SUPPLIED DATA:
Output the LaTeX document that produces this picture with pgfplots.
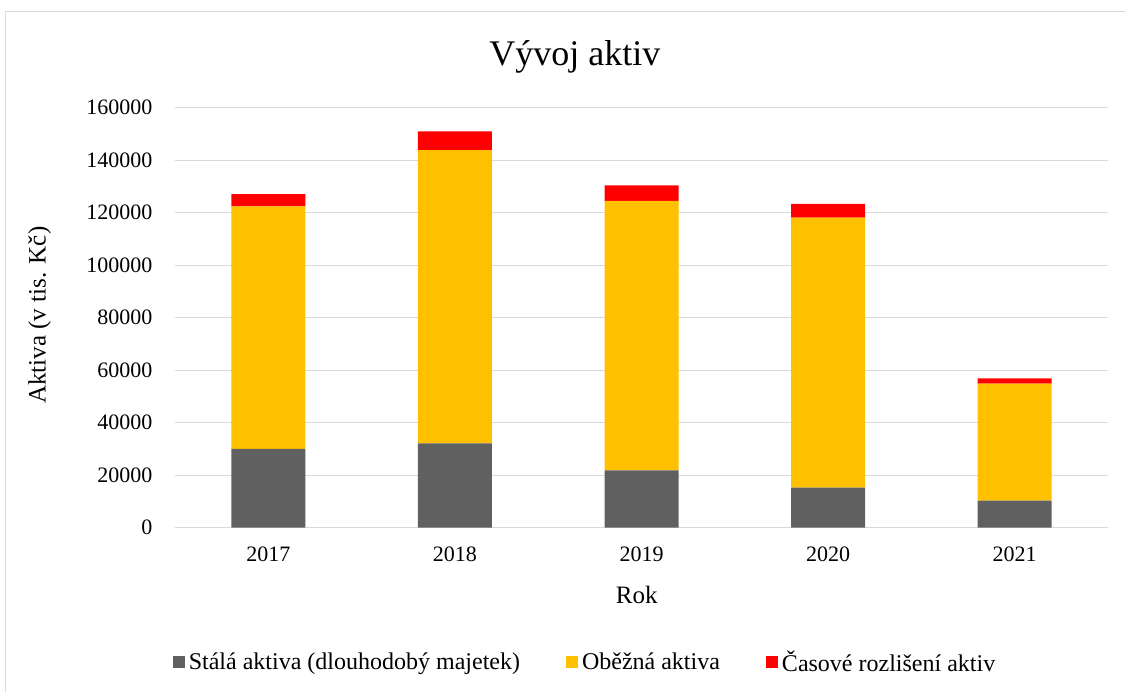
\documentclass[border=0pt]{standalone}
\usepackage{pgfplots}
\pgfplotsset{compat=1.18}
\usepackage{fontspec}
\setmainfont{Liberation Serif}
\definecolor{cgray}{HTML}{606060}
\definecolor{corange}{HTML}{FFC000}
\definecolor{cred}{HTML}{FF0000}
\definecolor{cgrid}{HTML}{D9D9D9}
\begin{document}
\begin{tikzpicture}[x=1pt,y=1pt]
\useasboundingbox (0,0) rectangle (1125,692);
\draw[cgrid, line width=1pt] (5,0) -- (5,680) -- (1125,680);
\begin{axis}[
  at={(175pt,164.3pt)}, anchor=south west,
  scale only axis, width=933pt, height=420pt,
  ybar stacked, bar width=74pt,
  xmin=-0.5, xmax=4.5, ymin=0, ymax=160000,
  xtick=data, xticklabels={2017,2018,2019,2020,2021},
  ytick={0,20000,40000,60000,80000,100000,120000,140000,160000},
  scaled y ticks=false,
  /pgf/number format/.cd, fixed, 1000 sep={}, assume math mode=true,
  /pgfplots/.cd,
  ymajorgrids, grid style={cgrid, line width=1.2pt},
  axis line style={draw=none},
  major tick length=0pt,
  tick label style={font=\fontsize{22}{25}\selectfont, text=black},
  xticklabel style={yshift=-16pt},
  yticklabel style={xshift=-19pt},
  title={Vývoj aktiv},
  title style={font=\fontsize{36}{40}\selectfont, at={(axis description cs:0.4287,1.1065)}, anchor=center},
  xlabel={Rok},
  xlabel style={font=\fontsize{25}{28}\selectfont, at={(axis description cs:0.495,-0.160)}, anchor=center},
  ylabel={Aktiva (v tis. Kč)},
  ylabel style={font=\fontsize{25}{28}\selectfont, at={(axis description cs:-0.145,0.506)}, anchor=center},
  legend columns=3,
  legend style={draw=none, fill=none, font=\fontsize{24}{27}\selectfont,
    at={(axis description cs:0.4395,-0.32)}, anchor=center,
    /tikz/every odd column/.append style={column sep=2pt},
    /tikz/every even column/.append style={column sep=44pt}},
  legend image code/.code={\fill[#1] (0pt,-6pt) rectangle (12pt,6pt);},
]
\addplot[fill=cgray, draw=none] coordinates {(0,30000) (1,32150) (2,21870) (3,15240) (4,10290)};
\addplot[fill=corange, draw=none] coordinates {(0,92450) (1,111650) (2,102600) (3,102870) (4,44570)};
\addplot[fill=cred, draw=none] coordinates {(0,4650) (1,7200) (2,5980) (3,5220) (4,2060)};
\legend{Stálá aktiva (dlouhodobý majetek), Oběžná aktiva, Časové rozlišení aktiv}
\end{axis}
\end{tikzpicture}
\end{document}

TASK DETAILS:
From the listing, extract all text exactly as given and drop any picture.

SOLUTION FOR THIS PROBLEM:
Output the LaTeX document that produces this picture with pgfplots.
\documentclass[border=0pt]{standalone}
\usepackage{pgfplots}
\pgfplotsset{compat=1.18}
\usepackage{fontspec}
\setmainfont{Liberation Serif}
\definecolor{cgray}{HTML}{606060}
\definecolor{corange}{HTML}{FFC000}
\definecolor{cred}{HTML}{FF0000}
\definecolor{cgrid}{HTML}{D9D9D9}
\begin{document}
\begin{tikzpicture}[x=1pt,y=1pt]
\useasboundingbox (0,0) rectangle (1125,692);
\draw[cgrid, line width=1pt] (5,0) -- (5,680) -- (1125,680);
\begin{axis}[
  at={(175pt,164.3pt)}, anchor=south west,
  scale only axis, width=933pt, height=420pt,
  ybar stacked, bar width=74pt,
  xmin=-0.5, xmax=4.5, ymin=0, ymax=160000,
  xtick=data, xticklabels={2017,2018,2019,2020,2021},
  ytick={0,20000,40000,60000,80000,100000,120000,140000,160000},
  scaled y ticks=false,
  /pgf/number format/.cd, fixed, 1000 sep={}, assume math mode=true,
  /pgfplots/.cd,
  ymajorgrids, grid style={cgrid, line width=1.2pt},
  axis line style={draw=none},
  major tick length=0pt,
  tick label style={font=\fontsize{22}{25}\selectfont, text=black},
  xticklabel style={yshift=-16pt},
  yticklabel style={xshift=-19pt},
  title={Vývoj aktiv},
  title style={font=\fontsize{36}{40}\selectfont, at={(axis description cs:0.4287,1.1065)}, anchor=center},
  xlabel={Rok},
  xlabel style={font=\fontsize{25}{28}\selectfont, at={(axis description cs:0.495,-0.160)}, anchor=center},
  ylabel={Aktiva (v tis. Kč)},
  ylabel style={font=\fontsize{25}{28}\selectfont, at={(axis description cs:-0.145,0.506)}, anchor=center},
  legend columns=3,
  legend style={draw=none, fill=none, font=\fontsize{24}{27}\selectfont,
    at={(axis description cs:0.4395,-0.32)}, anchor=center,
    /tikz/every odd column/.append style={column sep=2pt},
    /tikz/every even column/.append style={column sep=44pt}},
  legend image code/.code={\fill[#1] (0pt,-6pt) rectangle (12pt,6pt);},
]
\addplot[fill=cgray, draw=none] coordinates {(0,30000) (1,32150) (2,21870) (3,15240) (4,10290)};
\addplot[fill=corange, draw=none] coordinates {(0,92450) (1,111650) (2,102600) (3,102870) (4,44570)};
\addplot[fill=cred, draw=none] coordinates {(0,4650) (1,7200) (2,5980) (3,5220) (4,2060)};
\legend{Stálá aktiva (dlouhodobý majetek), Oběžná aktiva, Časové rozlišení aktiv}
\end{axis}
\end{tikzpicture}
\end{document}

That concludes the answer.